Jogging is a prolonged and casual exercise, and this degree of physical exertion has been proven to lower your testosterone levels. As well as affecting performance in the bedroom, a lack of the hormone can be responsible for slow muscle recovery and an acute lack of energy. Which means that despite thinking that by taking it slow you’re having it easier, your body might be running itself into the ground.
Hormones help regulate our physiology and behaviour, and an imbalance can affect everything from respiration to digestion, metabolism and sensory perception.
Researchers at Laval University in Québec presented evidence suggesting that short, intense bouts of exercise were much better for maintaining ideal levels of testosterone. However, exercising more strenuously can affect the body in other adverse ways, so it is important to acknowledge the limits of your own body.
The Immune System
Dr. Zen P. Lin of the Mingdao University, Taiwan, published a report in 2010 displaying yet more evidence that extended sessions of leisurely exercise could be detrimental to one’s health.

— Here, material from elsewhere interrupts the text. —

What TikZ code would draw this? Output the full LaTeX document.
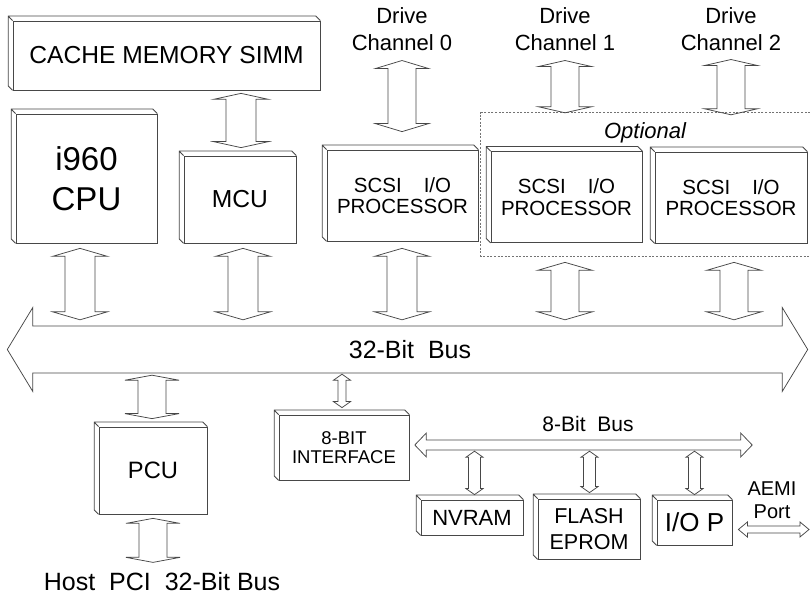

According to his study, not only can jogging affect your testosterone levels, it also has the potential to lower the defences of your immune system.
The study found that while shorter runs may raise the effectiveness of your immune system, “prolonged bouts of strenuous exercise cause a temporary depression of various aspects of immune function”. As a result, those jogging for longer than the recommended two to three hours a week are statistically more vulnerable to contagious diseases and illness.

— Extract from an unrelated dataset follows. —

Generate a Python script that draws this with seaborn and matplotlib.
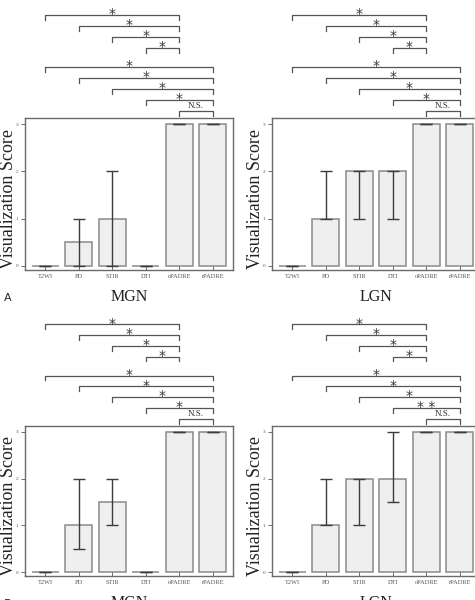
import numpy as np
import seaborn as sns
import matplotlib.pyplot as plt

# secuencias (eje x)
sequences = ["T2WI", "PD", "STIR", "DTI", "oPADRE", "rPADRE"]

# medianas y rangos
mgn_a_med = [0, 0.5, 1, 0, 3, 3]
mgn_a_low = [0, 0, 0, 0, 3, 3]
mgn_a_high = [0, 1, 2, 0, 3, 3]

lgn_a_med = [0, 1, 2, 2, 3, 3]
lgn_a_low = [0, 1, 1, 1, 3, 3]
lgn_a_high = [0, 2, 2, 2, 3, 3]

mgn_b_med = [0, 1, 1.5, 0, 3, 3]
mgn_b_low = [0, 0.5, 1, 0, 3, 3]
mgn_b_high = [0, 2, 2, 0, 3, 3]

lgn_b_med = [0, 1, 2, 2, 3, 3]
lgn_b_low = [0, 1, 1, 1.5, 3, 3]
lgn_b_high = [0, 2, 2, 3, 3, 3]

# comparaciones contra oPADRE y contra rPADRE (de abajo hacia arriba)
vs_opadre_from = ["DTI", "STIR", "PD", "T2WI"]
vs_opadre_lbl = ["*", "*", "*", "*"]
vs_rpadre_from = ["oPADRE", "DTI", "STIR", "PD", "T2WI"]
vs_rpadre_lbl = ["N.S.", "*", "*", "*", "*"]
vs_rpadre_lbl_lgn_b = ["N.S.", "* *", "*", "*", "*"]

yticks = [0, 1, 2, 3]

serif = ["Liberation Serif", "DejaVu Serif"]
plt.rcParams["font.family"] = serif

fig = plt.figure(figsize=(4.75, 6), dpi=100)

panels = [
    ([0.0526, 0.55, 0.4379, 0.2533], mgn_a_med, mgn_a_low, mgn_a_high, "MGN", vs_rpadre_lbl),
    ([0.5726, 0.55, 0.4379, 0.2533], lgn_a_med, lgn_a_low, lgn_a_high, "LGN", vs_rpadre_lbl),
    ([0.0526, 0.04, 0.4379, 0.25], mgn_b_med, mgn_b_low, mgn_b_high, "MGN", vs_rpadre_lbl),
    ([0.5726, 0.04, 0.4379, 0.25], lgn_b_med, lgn_b_low, lgn_b_high, "LGN", vs_rpadre_lbl_lgn_b),
]

line_col = "#555555"


def bracket(ax, a, b, y, label):
    x1 = sequences.index(a)
    x2 = sequences.index(b)
    ax.plot([x1, x1, x2, x2], [y - 0.1, y, y, y - 0.1], color=line_col,
            lw=0.9, clip_on=False)
    xm = (x1 + x2) / 2
    if label == "N.S.":
        ax.annotate(label, xy=(xm, y), xytext=(0, 0.5), textcoords="offset points",
                    ha="center", va="bottom", fontsize=6.5, color="#333333",
                    annotation_clip=False)
    else:
        ax.annotate(label, xy=(xm, y), xytext=(0, 0.5), textcoords="offset points",
                    ha="center", va="center", fontsize=10, color="#3a3a3a",
                    family=["DejaVu Sans"], annotation_clip=False)


for rect, med, low, high, name, rp_lbl in panels:
    ax = fig.add_axes(rect)
    sns.barplot(x=sequences, y=med, color="#efefef", edgecolor="#8a8a8a",
                linewidth=1.1, saturation=1, errorbar=None, width=0.8, ax=ax)
    pos = np.arange(len(sequences))
    med_a = np.array(med)
    yerr = [med_a - np.array(low), np.array(high) - med_a]
    ax.errorbar(pos, med_a, yerr=yerr, fmt="none", ecolor="#3c3c3c",
                elinewidth=1, capsize=4.3, capthick=1)

    ax.set_xlim(-0.6, 5.6)
    ax.set_ylim(-0.085, 3.127)
    ax.set_yticks(yticks)
    ax.tick_params(axis="y", direction="out", length=3, width=0.6, pad=2,
                   labelsize=3.8, colors="#555555")
    ax.tick_params(axis="x", direction="in", length=3, width=0.6, pad=3,
                   labelsize=4.6, colors="#555555")
    for s in ax.spines.values():
        s.set_color("#6a6a6a")
        s.set_linewidth(1)

    ax.set_ylabel("Visualization Score", fontsize=13, color="#222222")
    ax.yaxis.set_label_coords(-0.04, 0.47)
    ax.set_xlabel(name, fontsize=11.5, labelpad=7, color="#222222")

    # corchetes de significancia
    y = 3.28
    for frm, lbl in zip(vs_rpadre_from, rp_lbl):
        bracket(ax, frm, "rPADRE", y, lbl)
        y += 0.232
    y = 4.61
    for frm, lbl in zip(vs_opadre_from, vs_opadre_lbl):
        bracket(ax, frm, "oPADRE", y, lbl)
        y += 0.232

fig.text(8 / 475, 1 - 298 / 600, "A", fontsize=8, family=["DejaVu Sans"],
         ha="center", va="center", color="#222222")
fig.text(8 / 475, 1 - 604 / 600, "B", fontsize=8, family=["DejaVu Sans"],
         ha="center", va="center", color="#222222")

plt.savefig("out.png", dpi=100)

Professional athletes, with their meticulously worked-out schedules and phalanxes of personal nutritionists are largely exempt from this – but for an average person, who doesn’t weigh out everything they eat and work out to a scientifically-formulated exercise schedule, too much jogging might be building your thighs, but harming your insides.
The more minor effects of running or jogging over long periods, many times a week, can mount up surprisingly quickly. Your bad form may not be fatal on its own, but persistent repetition of a flawed stride may put unwanted pressure on blood vessels, or put misplaced weight onto joints.

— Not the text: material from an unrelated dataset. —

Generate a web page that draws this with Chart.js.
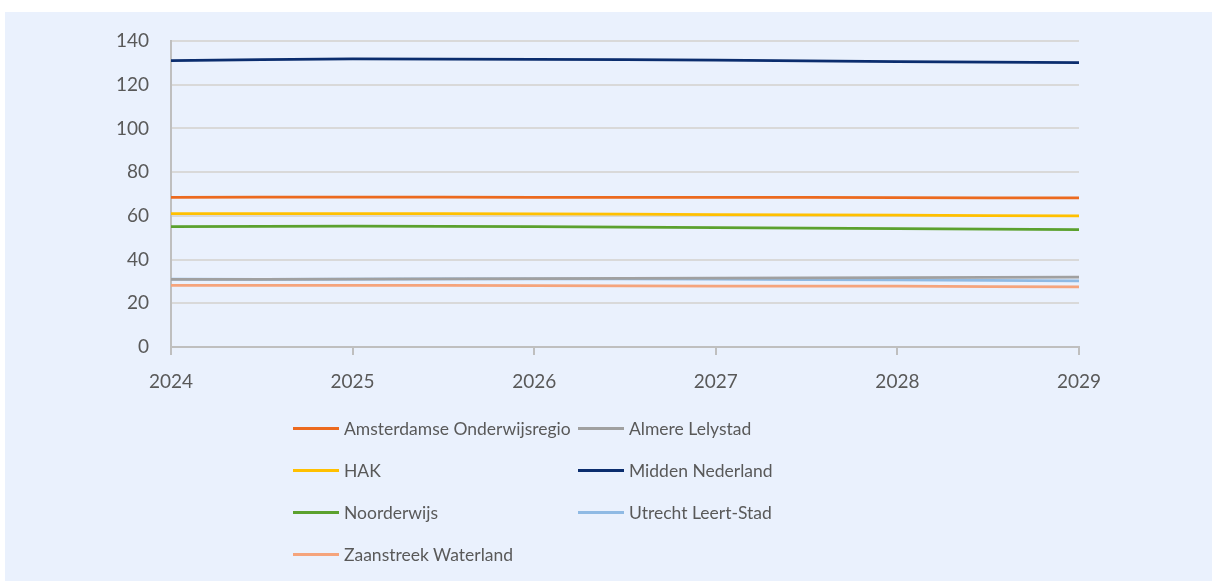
<!DOCTYPE html>
<html lang="nl">
<head>
    <meta charset="UTF-8">
    <title>Leerlingen per regio 2024-2029</title>
    <script src="https://cdn.jsdelivr.net/npm/chart.js"></script>
    <style>
        body {
            margin: 0;
            background: #ffffff;
            font-family: Lato, "Open Sans", sans-serif;
        }
        .panel {
            position: absolute;
            left: 5px;
            top: 12px;
            width: 1207px;
            height: 569px;
            background: #eaf1fd;
        }
        #chartBox {
            position: absolute;
            left: 0;
            top: 0;
            width: 1207px;
            height: 569px;
        }
        #legend {
            position: absolute;
            left: 288px;
            top: 395px;
            display: grid;
            grid-template-columns: 285px 285px;
            grid-auto-rows: 42px;
            color: #595959;
            font-size: 17.5px;
        }
        .item {
            display: flex;
            align-items: center;
            white-space: nowrap;
        }
        .swatch {
            flex-shrink: 0;
            width: 46px;
            height: 3px;
            margin-right: 5px;
        }
    </style>
</head>
<body>

<div class="panel">
    <div id="chartBox"><canvas id="myChart"></canvas></div>
    <div id="legend"></div>
</div>

<script>
    const years = ['2024', '2025', '2026', '2027', '2028', '2029'];

    const amsterdam = [68.5, 68.6, 68.5, 68.5, 68.3, 68.2];
    const almere = [30.9, 31.0, 31.3, 31.5, 31.7, 32.0];
    const hak = [61.0, 61.0, 60.9, 60.6, 60.3, 60.0];
    const midden = [131.0, 131.8, 131.6, 131.3, 130.6, 130.1];
    const noorderwijs = [55.1, 55.3, 55.1, 54.6, 54.2, 53.7];
    const utrecht = [31.0, 31.0, 31.2, 31.0, 30.7, 30.3];
    const zaanstreek = [28.2, 28.2, 28.1, 27.9, 27.8, 27.5];

    const yTicks = { min: 0, max: 140, step: 20 };

    function line(label, data, color) {
        return {
            label: label,
            data: data,
            borderColor: color,
            backgroundColor: color,
            borderWidth: 2.75,
            pointRadius: 0,
            tension: 0.3
        };
    }

    const ctx = document.getElementById('myChart').getContext('2d');
    const chart = new Chart(ctx, {
        type: 'line',
        data: {
            labels: years,
            datasets: [
                line('Amsterdamse Onderwijsregio', amsterdam, '#ec6a1f'),
                line('Almere Lelystad', almere, '#a0a0a0'),
                line('HAK', hak, '#ffc000'),
                line('Midden Nederland', midden, '#0b2d6e'),
                line('Noorderwijs', noorderwijs, '#5ba12e'),
                line('Utrecht Leert-Stad', utrecht, '#8fbae4'),
                line('Zaanstreek Waterland', zaanstreek, '#f5a47c')
            ]
        },
        options: {
            responsive: true,
            maintainAspectRatio: false,
            animation: false,
            layout: {
                padding: { left: 0, right: 133, top: 29, bottom: 184 }
            },
            plugins: {
                legend: { display: false },
                tooltip: { enabled: false }
            },
            scales: {
                x: {
                    offset: false,
                    afterFit: scale => {
                        scale.height = 50;
                        scale.paddingLeft = 0;
                        scale.paddingRight = 0;
                    },
                    grid: {
                        drawOnChartArea: false,
                        drawTicks: true,
                        tickLength: 8,
                        color: '#bfbfbf',
                        lineWidth: 2
                    },
                    border: { color: '#bfbfbf', width: 2 },
                    ticks: {
                        color: '#595959',
                        font: { family: 'Lato', size: 19 },
                        padding: 15,
                        maxRotation: 0
                    }
                },
                y: {
                    min: yTicks.min,
                    max: yTicks.max,
                    afterFit: scale => {
                        scale.width = 166;
                        scale.paddingTop = 0;
                        scale.paddingBottom = 0;
                    },
                    grid: {
                        color: '#d9d9d9',
                        lineWidth: 2,
                        drawTicks: false
                    },
                    border: { color: '#bfbfbf', width: 2 },
                    ticks: {
                        stepSize: yTicks.step,
                        color: '#595959',
                        font: { family: 'Lato', size: 19 },
                        padding: 22
                    }
                }
            }
        }
    });

    // legend in two columns, built from the datasets
    const legend = document.getElementById('legend');
    chart.data.datasets.forEach(ds => {
        const item = document.createElement('div');
        item.className = 'item';
        const sw = document.createElement('span');
        sw.className = 'swatch';
        sw.style.background = ds.borderColor;
        item.appendChild(sw);
        item.appendChild(document.createTextNode(ds.label));
        legend.appendChild(item);
    });
</script>

</body>
</html>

‘Runner’s knee’ is a common complaint of the amateur jogger, and can wear down cartilage, reduce your body’s natural shock absortion and generally weaken two of your key joints. The condition can worsen if exercise is pursued regardless and may result in chronic pain attacks and permanent damage.
The ‘optimal dose’
Obviously running or jogging of any type cannot be branded ‘unhealthy’ by definition, as it is exercise and therefore will ultimately physically benefit you. However, Dr Martin Matsumura of the Cardiovascular Research Institute in Pennsylvania has observed that “what we still don’t understand is defining the optimal dose of running for health and longevity.”
So whilst your muscle mass may rise, and your cardio performance improve, there are many small-scale factors that are, nonetheless, damaging. And from joint erosion and falling testosterone levels to trapped nerves and a weaker immune system, these side effects may contribute to or aggravate considerably more serious problems.